- [INFORMATION SHOWN]
▶
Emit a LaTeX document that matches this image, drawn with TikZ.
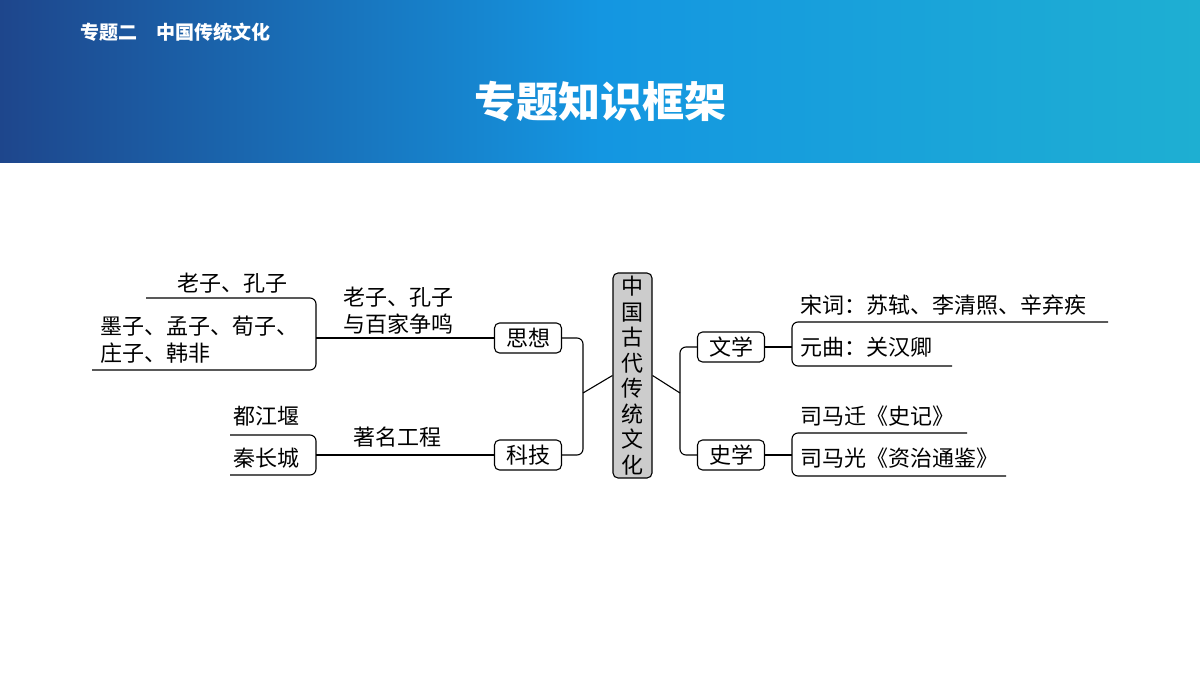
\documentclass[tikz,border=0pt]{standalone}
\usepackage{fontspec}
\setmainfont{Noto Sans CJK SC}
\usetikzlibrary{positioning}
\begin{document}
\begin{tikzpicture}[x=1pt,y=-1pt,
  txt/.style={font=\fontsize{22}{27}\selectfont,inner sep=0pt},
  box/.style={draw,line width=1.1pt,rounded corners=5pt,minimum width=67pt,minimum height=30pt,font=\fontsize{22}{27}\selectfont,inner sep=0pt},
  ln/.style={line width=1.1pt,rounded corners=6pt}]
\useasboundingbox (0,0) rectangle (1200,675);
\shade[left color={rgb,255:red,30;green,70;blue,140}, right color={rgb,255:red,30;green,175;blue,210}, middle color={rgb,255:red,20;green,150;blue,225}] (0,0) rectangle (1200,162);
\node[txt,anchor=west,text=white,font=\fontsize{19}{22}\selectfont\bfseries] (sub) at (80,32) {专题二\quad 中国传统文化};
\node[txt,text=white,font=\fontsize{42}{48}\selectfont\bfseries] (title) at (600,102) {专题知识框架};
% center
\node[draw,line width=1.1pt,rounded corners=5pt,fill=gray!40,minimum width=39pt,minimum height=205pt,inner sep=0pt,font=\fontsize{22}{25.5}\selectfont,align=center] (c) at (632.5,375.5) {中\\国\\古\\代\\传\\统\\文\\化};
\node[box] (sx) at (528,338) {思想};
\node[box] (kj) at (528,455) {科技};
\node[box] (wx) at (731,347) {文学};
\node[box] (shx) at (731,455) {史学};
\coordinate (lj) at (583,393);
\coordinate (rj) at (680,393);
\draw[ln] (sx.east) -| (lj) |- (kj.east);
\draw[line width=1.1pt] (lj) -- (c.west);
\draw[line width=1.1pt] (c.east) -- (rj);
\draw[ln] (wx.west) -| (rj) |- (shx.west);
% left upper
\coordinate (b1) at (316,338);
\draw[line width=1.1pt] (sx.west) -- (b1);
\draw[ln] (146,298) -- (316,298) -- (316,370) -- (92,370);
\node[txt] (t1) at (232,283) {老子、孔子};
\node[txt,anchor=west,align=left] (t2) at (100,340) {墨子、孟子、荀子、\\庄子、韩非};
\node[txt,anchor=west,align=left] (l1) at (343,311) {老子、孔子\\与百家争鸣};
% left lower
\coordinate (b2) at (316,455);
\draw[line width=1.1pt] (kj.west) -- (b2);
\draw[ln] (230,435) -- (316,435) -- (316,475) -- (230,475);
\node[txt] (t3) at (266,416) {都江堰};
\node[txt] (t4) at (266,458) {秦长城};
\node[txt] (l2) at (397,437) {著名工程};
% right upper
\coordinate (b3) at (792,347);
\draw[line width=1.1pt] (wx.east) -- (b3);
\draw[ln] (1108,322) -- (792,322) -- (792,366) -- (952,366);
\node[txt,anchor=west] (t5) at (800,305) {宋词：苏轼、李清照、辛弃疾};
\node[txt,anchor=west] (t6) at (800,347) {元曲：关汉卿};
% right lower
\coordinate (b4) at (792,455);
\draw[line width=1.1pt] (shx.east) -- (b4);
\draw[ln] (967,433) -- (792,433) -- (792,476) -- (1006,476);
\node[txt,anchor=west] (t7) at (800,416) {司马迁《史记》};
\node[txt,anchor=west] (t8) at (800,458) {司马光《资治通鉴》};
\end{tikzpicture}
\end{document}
◀
- [YOUR INSTRUCTIONS] Give the material again exactly as it is, but keep the pictures out.

- [WRITTEN ANSWER]
Emit a LaTeX document that matches this image, drawn with TikZ.
\documentclass[tikz,border=0pt]{standalone}
\usepackage{fontspec}
\setmainfont{Noto Sans CJK SC}
\usetikzlibrary{positioning}
\begin{document}
\begin{tikzpicture}[x=1pt,y=-1pt,
  txt/.style={font=\fontsize{22}{27}\selectfont,inner sep=0pt},
  box/.style={draw,line width=1.1pt,rounded corners=5pt,minimum width=67pt,minimum height=30pt,font=\fontsize{22}{27}\selectfont,inner sep=0pt},
  ln/.style={line width=1.1pt,rounded corners=6pt}]
\useasboundingbox (0,0) rectangle (1200,675);
\shade[left color={rgb,255:red,30;green,70;blue,140}, right color={rgb,255:red,30;green,175;blue,210}, middle color={rgb,255:red,20;green,150;blue,225}] (0,0) rectangle (1200,162);
\node[txt,anchor=west,text=white,font=\fontsize{19}{22}\selectfont\bfseries] (sub) at (80,32) {专题二\quad 中国传统文化};
\node[txt,text=white,font=\fontsize{42}{48}\selectfont\bfseries] (title) at (600,102) {专题知识框架};
% center
\node[draw,line width=1.1pt,rounded corners=5pt,fill=gray!40,minimum width=39pt,minimum height=205pt,inner sep=0pt,font=\fontsize{22}{25.5}\selectfont,align=center] (c) at (632.5,375.5) {中\\国\\古\\代\\传\\统\\文\\化};
\node[box] (sx) at (528,338) {思想};
\node[box] (kj) at (528,455) {科技};
\node[box] (wx) at (731,347) {文学};
\node[box] (shx) at (731,455) {史学};
\coordinate (lj) at (583,393);
\coordinate (rj) at (680,393);
\draw[ln] (sx.east) -| (lj) |- (kj.east);
\draw[line width=1.1pt] (lj) -- (c.west);
\draw[line width=1.1pt] (c.east) -- (rj);
\draw[ln] (wx.west) -| (rj) |- (shx.west);
% left upper
\coordinate (b1) at (316,338);
\draw[line width=1.1pt] (sx.west) -- (b1);
\draw[ln] (146,298) -- (316,298) -- (316,370) -- (92,370);
\node[txt] (t1) at (232,283) {老子、孔子};
\node[txt,anchor=west,align=left] (t2) at (100,340) {墨子、孟子、荀子、\\庄子、韩非};
\node[txt,anchor=west,align=left] (l1) at (343,311) {老子、孔子\\与百家争鸣};
% left lower
\coordinate (b2) at (316,455);
\draw[line width=1.1pt] (kj.west) -- (b2);
\draw[ln] (230,435) -- (316,435) -- (316,475) -- (230,475);
\node[txt] (t3) at (266,416) {都江堰};
\node[txt] (t4) at (266,458) {秦长城};
\node[txt] (l2) at (397,437) {著名工程};
% right upper
\coordinate (b3) at (792,347);
\draw[line width=1.1pt] (wx.east) -- (b3);
\draw[ln] (1108,322) -- (792,322) -- (792,366) -- (952,366);
\node[txt,anchor=west] (t5) at (800,305) {宋词：苏轼、李清照、辛弃疾};
\node[txt,anchor=west] (t6) at (800,347) {元曲：关汉卿};
% right lower
\coordinate (b4) at (792,455);
\draw[line width=1.1pt] (shx.east) -- (b4);
\draw[ln] (967,433) -- (792,433) -- (792,476) -- (1006,476);
\node[txt,anchor=west] (t7) at (800,416) {司马迁《史记》};
\node[txt,anchor=west] (t8) at (800,458) {司马光《资治通鉴》};
\end{tikzpicture}
\end{document}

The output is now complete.